BEGIN

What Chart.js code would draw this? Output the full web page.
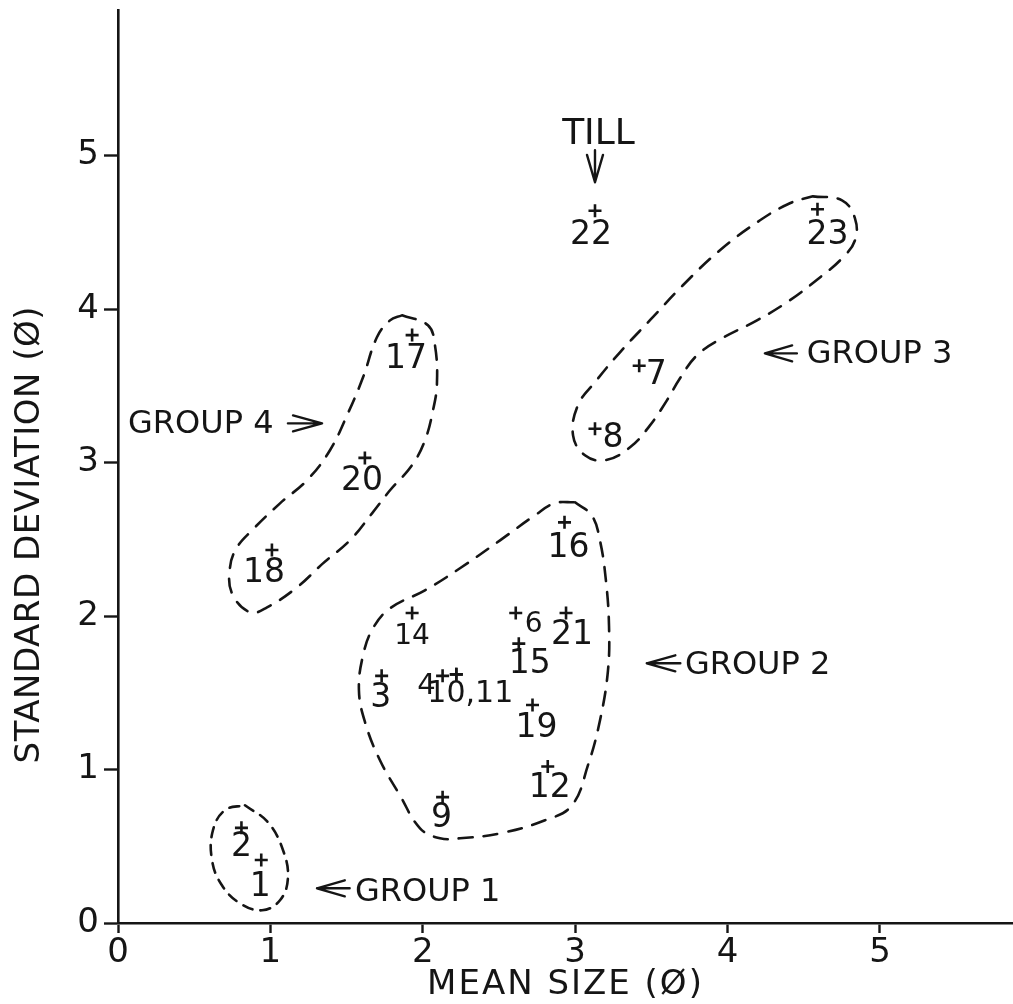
<!DOCTYPE html>
<html>
<head>
<meta charset="utf-8">
<script src="https://cdn.jsdelivr.net/npm/chart.js@4.4.1/dist/chart.umd.min.js"></script>
<style>html,body{margin:0;padding:0;background:#fff}canvas{display:block}</style>
</head>
<body>
<canvas id="c" width="1013" height="1004"></canvas>
<script>
// ---------------- data ----------------
const sampleIds = ['1','2','3','4','6','7','8','9','10','11','12','14','15','16','17','18','19','20','21','22','23'];
const meanSize  = [0.94,0.81,1.73,2.13,2.61,3.42,3.13,2.13,2.22,2.22,2.82,1.93,2.63,2.93,1.93,1.01,2.72,1.62,2.94,3.13,4.59];
const stdDev    = [0.41,0.62,1.61,1.61,2.02,3.63,3.22,0.82,1.62,1.62,1.02,2.02,1.82,2.61,3.83,2.43,1.42,3.03,2.02,4.64,4.65];
const xTicks = [0,1,2,3,4,5];
const yTicks = [0,1,2,3,4,5];
const xTitle = 'MEAN SIZE (Ø)';
const yTitle = 'STANDARD DEVIATION (Ø)';
const noteTexts = ['TILL','GROUP 1','GROUP 2','GROUP 3','GROUP 4'];

// group outlines (mean size, standard deviation)
const group1Outline = [[0.833,0.767],[0.984,0.656],[1.083,0.474],[1.115,0.292],[1.063,0.148],[0.945,0.083],[0.801,0.128],[0.682,0.246],[0.617,0.409],[0.623,0.604],[0.702,0.735]];
const group2Outline = [[2.999,2.741],[3.110,2.653],[3.163,2.490],[3.202,2.229],[3.222,1.936],[3.215,1.643],[3.163,1.321],[3.084,1.028],[2.979,0.767],[2.802,0.669],[2.507,0.584],[2.244,0.552],[2.113,0.552],[1.982,0.617],[1.850,0.832],[1.719,1.060],[1.621,1.308],[1.581,1.516],[1.608,1.744],[1.673,1.920],[1.785,2.050],[2.014,2.167],[2.244,2.311],[2.507,2.493],[2.736,2.656],[2.867,2.735]];
const group3Outline = [[4.560,4.734],[4.751,4.708],[4.836,4.591],[4.836,4.447],[4.751,4.330],[4.606,4.206],[4.409,4.057],[4.193,3.926],[3.963,3.809],[3.799,3.698],[3.688,3.549],[3.602,3.405],[3.491,3.242],[3.360,3.099],[3.196,3.015],[3.064,3.047],[2.986,3.177],[3.018,3.373],[3.130,3.523],[3.294,3.718],[3.491,3.927],[3.707,4.155],[3.950,4.383],[4.213,4.578],[4.409,4.689]];
const group4Outline = [[1.864,3.959],[2.034,3.894],[2.080,3.763],[2.093,3.515],[2.067,3.340],[2.014,3.144],[1.929,2.982],[1.785,2.819],[1.667,2.669],[1.522,2.493],[1.345,2.343],[1.175,2.187],[0.978,2.056],[0.866,2.024],[0.748,2.148],[0.735,2.317],[0.781,2.447],[0.879,2.558],[1.063,2.734],[1.240,2.884],[1.391,3.080],[1.509,3.321],[1.608,3.555],[1.699,3.816],[1.785,3.926]];

// ---------------- styling / layout ----------------
const INK = '#151515';
const FONT = '"DejaVu Sans", "Liberation Sans", sans-serif';
// label offsets in px relative to the marker: [dx, dy, fontSize]
const labelOffsets = {
  '1':[-1,27],'2':[0,20],'3':[-1,23],'4':[-16,11,29],'6':[18,12,28],'7':[17,10],'8':[18,10],'9':[-1,21],
  '10':[14,20,30],'12':[2,22],'14':[0,24,28],'15':[11,21],'16':[4,26],'17':[-6,24],'18':[-8,23],
  '19':[4,23],'20':[-3,24],'21':[6,22],'22':[-4,25],'23':[10,26]
};
const notePlacement = [
  {x:3.153, y:5.137, align:'center', size:36},
  {x:1.555, y:0.200, align:'left', size:32},
  {x:3.720, y:1.679, align:'left', size:32},
  {x:4.520, y:3.700, align:'left', size:32},
  {x:0.066, y:3.245, align:'left', size:32}
];
const arrowPlacement = [
  {tip:[3.13,4.826], tail:[3.13,5.035]},
  {tip:[1.306,0.226], tail:[1.52,0.226]},
  {tip:[3.47,1.692], tail:[3.69,1.692]},
  {tip:[4.245,3.711], tail:[4.455,3.711]},
  {tip:[1.339,3.255], tail:[1.115,3.255]}
];

function outlineDataset(pts, dash){
  const closed = pts.concat([pts[0]]);
  return {
    type:'scatter', showLine:true, data: closed.map(p=>({x:p[0], y:p[1]})),
    borderColor:INK, borderWidth:2.6, borderDash:dash, tension:0.4,
    pointRadius:0, pointHoverRadius:0, fill:false, borderCapStyle:'round'
  };
}

const annotPlugin = {
  id:'annot',
  beforeDraw(chart){
    const c = chart.ctx; c.save(); c.fillStyle='#fff'; c.fillRect(0,0,chart.width,chart.height); c.restore();
  },
  afterDraw(chart){
    const ctx = chart.ctx, xs = chart.scales.x, ys = chart.scales.y;
    const X = v=>xs.getPixelForValue(v), Y = v=>ys.getPixelForValue(v);
    ctx.save();
    ctx.fillStyle = INK; ctx.strokeStyle = INK; ctx.textBaseline = 'middle';
    // point labels (coincident samples are joined, e.g. "10,11")
    const done = new Set();
    sampleIds.forEach((id,i)=>{
      const key = meanSize[i]+'|'+stdDev[i];
      if (done.has(key)) return;
      done.add(key);
      const ids = sampleIds.filter((_,j)=>meanSize[j]===meanSize[i] && stdDev[j]===stdDev[i]);
      const o = labelOffsets[id] || [0,24];
      ctx.font = (o[2]||33)+'px '+FONT;
      ctx.textAlign = 'center';
      ctx.fillText(ids.join(','), X(meanSize[i])+o[0], Y(stdDev[i])+o[1]);
    });
    // notes
    noteTexts.forEach((t,i)=>{
      const p = notePlacement[i];
      ctx.font = p.size+'px '+FONT;
      ctx.textAlign = p.align;
      ctx.fillText(t, X(p.x), Y(p.y));
    });
    // arrows
    ctx.lineWidth = 2.4; ctx.lineCap = 'round'; ctx.lineJoin = 'round';
    arrowPlacement.forEach(a=>{
      const tx = X(a.tip[0]), ty = Y(a.tip[1]), bx = X(a.tail[0]), by = Y(a.tail[1]);
      const dx = bx-tx, dy = by-ty, len = Math.hypot(dx,dy);
      const ux = dx/len, uy = dy/len, px = -uy, py = ux;
      const L = len*0.85, s = 8;
      ctx.beginPath();
      ctx.moveTo(bx,by); ctx.lineTo(tx,ty);
      ctx.moveTo(tx+ux*L+px*s, ty+uy*L+py*s); ctx.lineTo(tx,ty); ctx.lineTo(tx+ux*L-px*s, ty+uy*L-py*s);
      ctx.stroke();
    });
    // axis titles
    const ca = chart.chartArea;
    ctx.font = '34px '+FONT;
    ctx.textAlign = 'center';
    ctx.letterSpacing = '2px';
    ctx.fillText(xTitle, (ca.left+ca.right)/2, ca.bottom+62);
    ctx.letterSpacing = '0.5px';
    ctx.translate(30, Y(2.53));
    ctx.rotate(-Math.PI/2);
    ctx.fillText(yTitle, 0, 0);
    ctx.restore();
  }
};

new Chart(document.getElementById('c'), {
  type:'scatter',
  data:{
    datasets:[
      outlineDataset(group1Outline,[10,8]),
      outlineDataset(group2Outline,[14,11]),
      outlineDataset(group3Outline,[14,11]),
      outlineDataset(group4Outline,[14,11]),
      {
        type:'scatter', data: meanSize.map((x,i)=>({x, y:stdDev[i]})),
        pointStyle:'cross', pointRadius:6.5, pointHoverRadius:6.5,
        borderColor:INK, backgroundColor:INK, borderWidth:2.6
      }
    ]
  },
  options:{
    responsive:false, animation:false, events:[],
    layout:{autoPadding:false, padding:{top:10,right:0,left:0,bottom:0}},
    plugins:{legend:{display:false}, tooltip:{enabled:false}},
    scales:{
      x:{
        type:'linear', min:0, max:5.873,
        afterBuildTicks:s=>{ s.ticks = xTicks.map(v=>({value:v})); },
        afterFit:s=>{ s.height = 81; s.paddingLeft = 0; s.paddingRight = 0; },
        grid:{drawOnChartArea:false, drawTicks:true, tickLength:10, tickWidth:2.4, tickColor:INK},
        border:{display:true, color:INK, width:2.6},
        ticks:{color:INK, font:{family:FONT, size:34}, padding:0, maxRotation:0, autoSkip:false}
      },
      y:{
        type:'linear', min:0, max:5.948,
        afterBuildTicks:s=>{ s.ticks = yTicks.map(v=>({value:v})); },
        afterFit:s=>{ s.width = 118; s.paddingTop = 0; s.paddingBottom = 0; },
        grid:{drawOnChartArea:false, drawTicks:true, tickLength:14, tickWidth:2.4, tickColor:INK},
        border:{display:true, color:INK, width:2.6},
        ticks:{color:INK, font:{family:FONT, size:34}, padding:5, autoSkip:false}
      }
    }
  },
  plugins:[annotPlugin]
});
</script>
</body>
</html>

END

## Objective
From the top of the listing above, repeat each line exactly until you reach the line containing "const noteTexts = ['TILL','GROUP", and repeat that one too. Leave the pictures out.

## Task response
What Chart.js code would draw this? Output the full web page.
<!DOCTYPE html>
<html>
<head>
<meta charset="utf-8">
<script src="https://cdn.jsdelivr.net/npm/chart.js@4.4.1/dist/chart.umd.min.js"></script>
<style>html,body{margin:0;padding:0;background:#fff}canvas{display:block}</style>
</head>
<body>
<canvas id="c" width="1013" height="1004"></canvas>
<script>
// ---------------- data ----------------
const sampleIds = ['1','2','3','4','6','7','8','9','10','11','12','14','15','16','17','18','19','20','21','22','23'];
const meanSize  = [0.94,0.81,1.73,2.13,2.61,3.42,3.13,2.13,2.22,2.22,2.82,1.93,2.63,2.93,1.93,1.01,2.72,1.62,2.94,3.13,4.59];
const stdDev    = [0.41,0.62,1.61,1.61,2.02,3.63,3.22,0.82,1.62,1.62,1.02,2.02,1.82,2.61,3.83,2.43,1.42,3.03,2.02,4.64,4.65];
const xTicks = [0,1,2,3,4,5];
const yTicks = [0,1,2,3,4,5];
const xTitle = 'MEAN SIZE (Ø)';
const yTitle = 'STANDARD DEVIATION (Ø)';
const noteTexts = ['TILL','GROUP 1','GROUP 2','GROUP 3','GROUP 4'];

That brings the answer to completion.